Goal: Wherever the string "chart" appears, copy the whole line.

— Begin —

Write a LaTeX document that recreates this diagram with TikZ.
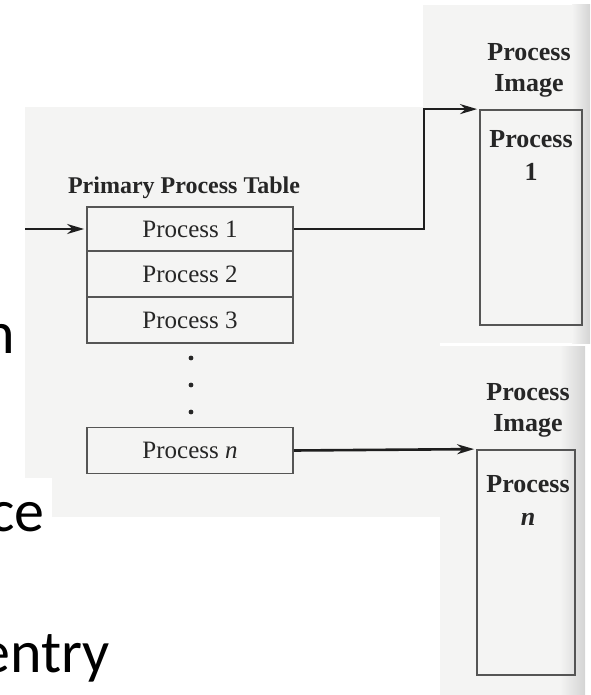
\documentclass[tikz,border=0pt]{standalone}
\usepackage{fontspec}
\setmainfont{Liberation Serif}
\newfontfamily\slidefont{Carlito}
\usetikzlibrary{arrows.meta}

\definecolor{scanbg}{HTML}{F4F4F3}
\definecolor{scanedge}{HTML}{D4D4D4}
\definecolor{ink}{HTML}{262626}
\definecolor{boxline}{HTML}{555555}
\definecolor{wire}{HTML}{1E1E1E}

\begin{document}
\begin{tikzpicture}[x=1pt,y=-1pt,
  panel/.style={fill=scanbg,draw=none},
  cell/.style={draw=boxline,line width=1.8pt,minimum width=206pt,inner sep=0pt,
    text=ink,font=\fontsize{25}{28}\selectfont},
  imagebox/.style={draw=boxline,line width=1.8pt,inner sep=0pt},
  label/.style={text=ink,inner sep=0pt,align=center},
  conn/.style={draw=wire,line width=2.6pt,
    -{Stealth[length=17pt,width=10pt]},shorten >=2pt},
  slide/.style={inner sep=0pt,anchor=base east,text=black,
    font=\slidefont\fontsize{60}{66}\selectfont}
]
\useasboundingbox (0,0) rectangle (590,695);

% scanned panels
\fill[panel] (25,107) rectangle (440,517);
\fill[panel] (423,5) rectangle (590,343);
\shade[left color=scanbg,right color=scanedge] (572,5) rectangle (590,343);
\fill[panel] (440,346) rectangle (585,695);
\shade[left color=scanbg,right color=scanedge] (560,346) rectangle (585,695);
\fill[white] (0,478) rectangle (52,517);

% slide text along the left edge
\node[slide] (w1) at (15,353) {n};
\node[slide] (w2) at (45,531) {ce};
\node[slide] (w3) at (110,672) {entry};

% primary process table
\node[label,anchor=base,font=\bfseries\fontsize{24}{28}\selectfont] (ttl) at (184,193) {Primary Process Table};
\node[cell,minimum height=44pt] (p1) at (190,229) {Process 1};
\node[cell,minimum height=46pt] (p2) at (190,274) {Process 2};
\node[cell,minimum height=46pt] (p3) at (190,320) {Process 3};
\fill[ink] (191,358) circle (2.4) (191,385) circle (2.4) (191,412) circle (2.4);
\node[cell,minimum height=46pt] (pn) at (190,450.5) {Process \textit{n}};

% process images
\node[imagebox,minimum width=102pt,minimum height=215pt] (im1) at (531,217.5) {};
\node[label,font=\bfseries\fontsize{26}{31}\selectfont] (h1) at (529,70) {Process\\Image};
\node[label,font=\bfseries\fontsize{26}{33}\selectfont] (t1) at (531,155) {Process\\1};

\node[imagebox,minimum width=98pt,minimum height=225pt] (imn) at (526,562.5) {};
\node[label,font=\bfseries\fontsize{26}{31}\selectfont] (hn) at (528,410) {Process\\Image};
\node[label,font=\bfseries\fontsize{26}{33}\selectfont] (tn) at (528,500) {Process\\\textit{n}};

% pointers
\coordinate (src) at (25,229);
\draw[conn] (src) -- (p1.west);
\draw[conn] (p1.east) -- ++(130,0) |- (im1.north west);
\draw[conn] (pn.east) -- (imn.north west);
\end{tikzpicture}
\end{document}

— End —
— Begin —

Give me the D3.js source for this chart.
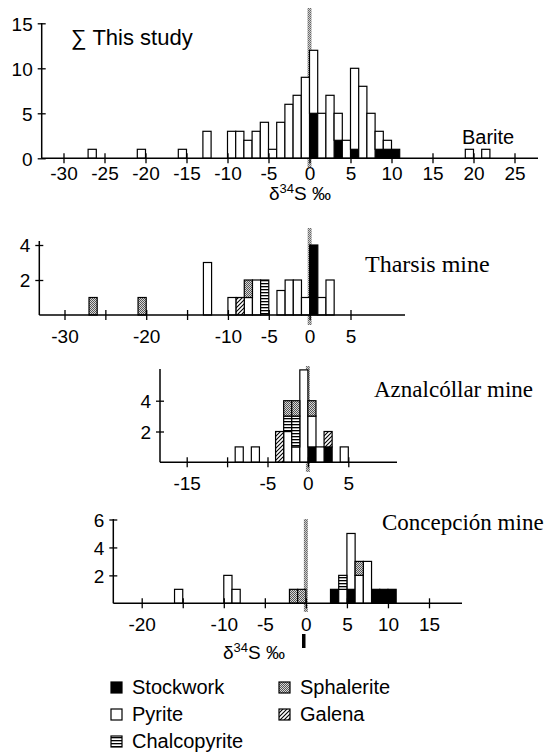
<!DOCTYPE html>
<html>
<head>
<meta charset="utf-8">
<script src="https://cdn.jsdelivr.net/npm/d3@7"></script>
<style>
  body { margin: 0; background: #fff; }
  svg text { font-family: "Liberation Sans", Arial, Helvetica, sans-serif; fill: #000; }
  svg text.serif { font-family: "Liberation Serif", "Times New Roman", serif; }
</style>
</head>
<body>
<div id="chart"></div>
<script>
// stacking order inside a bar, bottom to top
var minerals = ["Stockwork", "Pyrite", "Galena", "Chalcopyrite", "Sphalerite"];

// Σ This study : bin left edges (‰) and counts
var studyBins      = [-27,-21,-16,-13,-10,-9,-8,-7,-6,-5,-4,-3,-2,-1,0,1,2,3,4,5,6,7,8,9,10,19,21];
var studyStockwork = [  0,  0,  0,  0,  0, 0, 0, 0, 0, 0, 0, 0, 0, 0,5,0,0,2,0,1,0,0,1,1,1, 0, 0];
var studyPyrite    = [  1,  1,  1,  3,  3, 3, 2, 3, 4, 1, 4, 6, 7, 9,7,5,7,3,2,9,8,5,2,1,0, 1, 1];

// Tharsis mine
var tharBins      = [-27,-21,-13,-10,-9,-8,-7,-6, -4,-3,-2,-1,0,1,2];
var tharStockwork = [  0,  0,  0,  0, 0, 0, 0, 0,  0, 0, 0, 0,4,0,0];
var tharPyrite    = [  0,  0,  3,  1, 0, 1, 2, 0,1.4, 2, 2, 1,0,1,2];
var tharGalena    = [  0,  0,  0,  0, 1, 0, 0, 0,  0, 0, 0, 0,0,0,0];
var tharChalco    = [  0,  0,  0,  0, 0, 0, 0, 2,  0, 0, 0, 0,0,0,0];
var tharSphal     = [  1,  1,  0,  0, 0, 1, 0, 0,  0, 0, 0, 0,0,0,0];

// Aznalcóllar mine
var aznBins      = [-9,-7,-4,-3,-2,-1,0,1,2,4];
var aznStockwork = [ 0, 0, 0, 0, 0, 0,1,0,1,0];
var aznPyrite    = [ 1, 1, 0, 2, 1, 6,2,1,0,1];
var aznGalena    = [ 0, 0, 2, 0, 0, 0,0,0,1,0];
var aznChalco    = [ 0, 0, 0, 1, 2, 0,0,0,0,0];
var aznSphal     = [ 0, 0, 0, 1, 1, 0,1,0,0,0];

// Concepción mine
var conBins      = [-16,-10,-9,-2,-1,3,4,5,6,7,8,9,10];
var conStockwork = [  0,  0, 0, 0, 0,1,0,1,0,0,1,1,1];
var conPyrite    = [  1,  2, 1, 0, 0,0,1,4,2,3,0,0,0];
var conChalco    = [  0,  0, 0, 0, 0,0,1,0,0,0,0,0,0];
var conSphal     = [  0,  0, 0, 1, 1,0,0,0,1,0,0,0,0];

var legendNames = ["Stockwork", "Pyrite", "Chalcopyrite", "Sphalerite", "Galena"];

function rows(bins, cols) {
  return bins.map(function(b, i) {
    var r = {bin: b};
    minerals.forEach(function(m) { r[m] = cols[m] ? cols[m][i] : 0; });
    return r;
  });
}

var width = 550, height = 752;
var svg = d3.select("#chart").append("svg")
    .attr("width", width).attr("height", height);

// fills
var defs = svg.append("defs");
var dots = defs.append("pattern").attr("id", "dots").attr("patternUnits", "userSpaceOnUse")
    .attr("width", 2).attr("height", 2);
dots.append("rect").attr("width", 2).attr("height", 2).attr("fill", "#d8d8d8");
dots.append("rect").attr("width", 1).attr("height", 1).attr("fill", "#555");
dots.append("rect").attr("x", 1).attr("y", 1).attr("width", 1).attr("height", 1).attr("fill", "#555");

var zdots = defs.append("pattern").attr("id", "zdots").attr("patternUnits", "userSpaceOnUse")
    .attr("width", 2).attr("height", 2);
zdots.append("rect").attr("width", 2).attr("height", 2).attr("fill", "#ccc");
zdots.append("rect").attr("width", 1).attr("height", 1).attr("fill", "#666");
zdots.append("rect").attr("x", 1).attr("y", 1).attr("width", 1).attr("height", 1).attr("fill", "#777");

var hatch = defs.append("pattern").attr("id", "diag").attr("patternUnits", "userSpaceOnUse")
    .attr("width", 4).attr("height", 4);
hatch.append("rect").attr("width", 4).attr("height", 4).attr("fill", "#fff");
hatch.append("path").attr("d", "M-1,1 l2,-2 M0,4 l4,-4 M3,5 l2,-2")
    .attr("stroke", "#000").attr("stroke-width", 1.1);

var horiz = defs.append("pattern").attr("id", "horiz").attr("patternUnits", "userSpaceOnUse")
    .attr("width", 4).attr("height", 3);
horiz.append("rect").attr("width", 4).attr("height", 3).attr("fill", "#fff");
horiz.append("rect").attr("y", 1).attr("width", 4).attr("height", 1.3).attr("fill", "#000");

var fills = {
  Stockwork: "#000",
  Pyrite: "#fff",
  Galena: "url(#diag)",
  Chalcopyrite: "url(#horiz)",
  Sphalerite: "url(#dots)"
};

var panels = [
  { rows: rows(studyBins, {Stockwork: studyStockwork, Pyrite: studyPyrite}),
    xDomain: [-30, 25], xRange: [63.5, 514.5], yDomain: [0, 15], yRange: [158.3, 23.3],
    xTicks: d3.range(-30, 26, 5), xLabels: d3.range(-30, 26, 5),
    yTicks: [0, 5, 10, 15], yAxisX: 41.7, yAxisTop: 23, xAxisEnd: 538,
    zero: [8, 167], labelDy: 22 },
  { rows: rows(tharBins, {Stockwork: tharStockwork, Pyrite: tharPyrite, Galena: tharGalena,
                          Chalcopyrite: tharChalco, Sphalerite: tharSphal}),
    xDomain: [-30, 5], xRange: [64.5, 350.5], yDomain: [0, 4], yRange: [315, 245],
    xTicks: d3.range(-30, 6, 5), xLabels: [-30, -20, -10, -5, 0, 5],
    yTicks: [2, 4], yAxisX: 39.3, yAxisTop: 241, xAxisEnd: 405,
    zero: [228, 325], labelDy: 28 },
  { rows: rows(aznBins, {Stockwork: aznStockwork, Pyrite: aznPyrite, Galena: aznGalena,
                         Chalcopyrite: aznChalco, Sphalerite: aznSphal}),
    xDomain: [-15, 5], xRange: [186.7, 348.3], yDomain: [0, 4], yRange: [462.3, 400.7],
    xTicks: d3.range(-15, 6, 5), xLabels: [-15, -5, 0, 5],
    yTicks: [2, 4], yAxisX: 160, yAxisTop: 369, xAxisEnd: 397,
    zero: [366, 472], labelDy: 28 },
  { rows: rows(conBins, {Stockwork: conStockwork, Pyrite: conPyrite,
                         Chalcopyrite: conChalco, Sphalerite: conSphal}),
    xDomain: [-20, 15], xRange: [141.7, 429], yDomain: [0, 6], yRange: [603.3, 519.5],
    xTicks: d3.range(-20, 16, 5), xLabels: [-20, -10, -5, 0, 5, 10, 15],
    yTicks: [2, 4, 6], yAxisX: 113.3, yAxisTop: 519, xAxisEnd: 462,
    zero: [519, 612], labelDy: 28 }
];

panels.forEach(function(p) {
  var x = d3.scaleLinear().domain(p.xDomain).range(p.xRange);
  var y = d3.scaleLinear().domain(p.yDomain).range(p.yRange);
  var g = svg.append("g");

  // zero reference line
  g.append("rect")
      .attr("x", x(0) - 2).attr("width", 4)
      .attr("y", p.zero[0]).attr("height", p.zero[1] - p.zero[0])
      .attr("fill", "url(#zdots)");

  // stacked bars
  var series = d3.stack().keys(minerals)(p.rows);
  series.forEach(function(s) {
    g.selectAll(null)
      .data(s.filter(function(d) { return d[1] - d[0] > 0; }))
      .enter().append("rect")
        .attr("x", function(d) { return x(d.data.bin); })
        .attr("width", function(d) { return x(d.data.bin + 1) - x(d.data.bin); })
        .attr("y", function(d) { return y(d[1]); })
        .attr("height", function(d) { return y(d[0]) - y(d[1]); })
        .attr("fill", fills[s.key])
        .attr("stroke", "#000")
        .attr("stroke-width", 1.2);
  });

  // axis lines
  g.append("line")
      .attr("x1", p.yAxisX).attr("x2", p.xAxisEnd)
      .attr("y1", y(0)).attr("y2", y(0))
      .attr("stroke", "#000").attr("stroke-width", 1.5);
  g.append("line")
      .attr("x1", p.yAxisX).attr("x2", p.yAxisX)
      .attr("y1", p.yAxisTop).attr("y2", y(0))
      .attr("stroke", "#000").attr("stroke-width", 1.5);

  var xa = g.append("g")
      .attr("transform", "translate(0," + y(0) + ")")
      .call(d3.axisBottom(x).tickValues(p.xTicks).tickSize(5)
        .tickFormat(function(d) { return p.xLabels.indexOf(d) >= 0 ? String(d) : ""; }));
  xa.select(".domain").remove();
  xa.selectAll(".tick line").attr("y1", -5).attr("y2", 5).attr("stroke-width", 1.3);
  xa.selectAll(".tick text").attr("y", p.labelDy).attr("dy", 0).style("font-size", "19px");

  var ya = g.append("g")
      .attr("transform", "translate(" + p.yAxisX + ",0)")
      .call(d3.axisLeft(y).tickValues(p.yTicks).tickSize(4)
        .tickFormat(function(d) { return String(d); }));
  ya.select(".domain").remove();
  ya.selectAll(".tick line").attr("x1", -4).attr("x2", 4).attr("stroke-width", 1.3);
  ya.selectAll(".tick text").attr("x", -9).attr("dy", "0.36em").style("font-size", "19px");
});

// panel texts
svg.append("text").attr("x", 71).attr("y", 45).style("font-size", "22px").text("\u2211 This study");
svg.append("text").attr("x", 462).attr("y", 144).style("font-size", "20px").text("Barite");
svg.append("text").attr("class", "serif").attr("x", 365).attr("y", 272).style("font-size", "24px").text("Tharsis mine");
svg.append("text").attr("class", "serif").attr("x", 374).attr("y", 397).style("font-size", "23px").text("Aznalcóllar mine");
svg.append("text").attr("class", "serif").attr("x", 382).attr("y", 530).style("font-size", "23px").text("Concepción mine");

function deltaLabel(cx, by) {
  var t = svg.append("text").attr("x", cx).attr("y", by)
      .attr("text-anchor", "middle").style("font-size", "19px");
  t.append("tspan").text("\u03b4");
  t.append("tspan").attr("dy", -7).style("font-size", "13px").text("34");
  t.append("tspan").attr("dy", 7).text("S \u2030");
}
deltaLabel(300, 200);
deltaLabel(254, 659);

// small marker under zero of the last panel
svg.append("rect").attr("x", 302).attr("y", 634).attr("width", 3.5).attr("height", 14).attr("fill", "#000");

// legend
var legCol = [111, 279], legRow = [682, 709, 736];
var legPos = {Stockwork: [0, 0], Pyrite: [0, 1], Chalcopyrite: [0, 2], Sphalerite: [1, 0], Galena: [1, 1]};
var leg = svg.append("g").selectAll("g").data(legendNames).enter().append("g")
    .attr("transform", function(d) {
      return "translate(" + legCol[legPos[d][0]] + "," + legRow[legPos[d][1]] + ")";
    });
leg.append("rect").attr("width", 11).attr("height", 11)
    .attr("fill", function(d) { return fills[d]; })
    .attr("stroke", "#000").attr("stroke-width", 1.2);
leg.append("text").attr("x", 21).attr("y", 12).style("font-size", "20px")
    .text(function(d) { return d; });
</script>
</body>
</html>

— End —

Complete answer:
Give me the D3.js source for this chart.
<div id="chart"></div>
var svg = d3.select("#chart").append("svg")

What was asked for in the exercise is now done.